Sister Toldjah posted a story on her website, which she entitled A great argument for the death penalty, about how an utterly sick freak, James C. Effler, Jr., a convicted sex offender out on parole, raped a toddler in a public library.
My comment is below:
Well, I’m sure that the Sister Toldjah readers will disagree with me on this one, but being pro-life means being pro-life: lock him up in prison and throw away the key.
This case points to two real problems: one, why was he out of jail for a sex crime with a victim (a 31 year old woman) in just three years, and two, what good is a sex offenders’ registry if the registered offenders are not kept track of in some manner?
In the past decade or so, we’ve set up all sorts of registries for convicted sex offenders, but if they can simply register, and then leave the state (as this man did), it seems that the registries are of little use. (If you had to register as a pervert in Texas, and had no particular reason why you had to stay in Texas, wouldn’t it make more sense for you to move to Iowa than stay in Texas?)
Now, does this man deserve whatever happens to him, including death? Yup, sure does! But the question of being against capital punishment really isn’t about whether the criminals deserve it; it’s more about whether it is useful to society (and, if we have the power to execute someone, we have him literally helpless; we are not actually defending ourselves against him) and whether executing criminals actually helps our society.
I’d say that it doesn’t. The murder rates in states with capital punishment are generally higher in states that do not, and Texas, which actually carries out the death penalty with more frequency than any other, has consistently had a murder rate higher than the national average.

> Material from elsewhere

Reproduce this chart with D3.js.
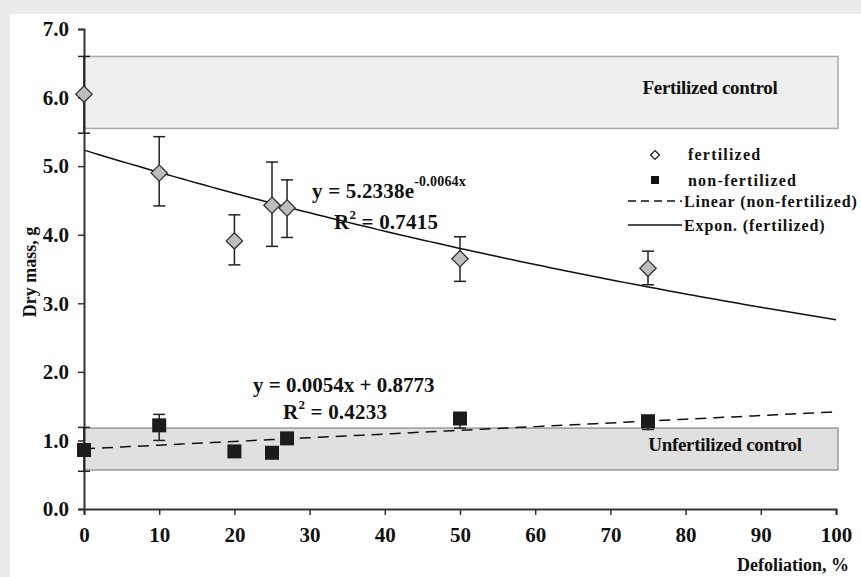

(Statistics on capital punishment are available at the Death Penalty Information Center, a site opposed to capital punishment.)
But, more than not really being useful (would it really have mattered if we had just kept the fewer than 1,000 murderers executed since 1977 in jail rather than executing them?), I’d say that it is actually harmful to our society. We are saying, to our children, to everyone, that killing people who are causing us problems is a reasonable solution. The only difference between killing unborn children or people like Terri Schiavo and the convicted murderer is that some people believe they can find good reasons to kill some people, but not others.
Well, if we can find a good reason to kill James Effler, some other people found good reasons, motivated by sympathy, for starving Mrs. Schiavo to death, and 1.4 million American women find good (or at least sufficient) reasons to kill their unborn children every year. Why ought our decisions, that men like Mr. Effler ought to be killed, be of any greater import than the decisions of people like Michael Schiavo?
It’s a whole lot easier to simply be pro-life, period. That means that scumbags like Mr Effler wind up living, albeit in prison. But, in the end, we are better off letting them live, and retaining a logically consistent ethic in support of life.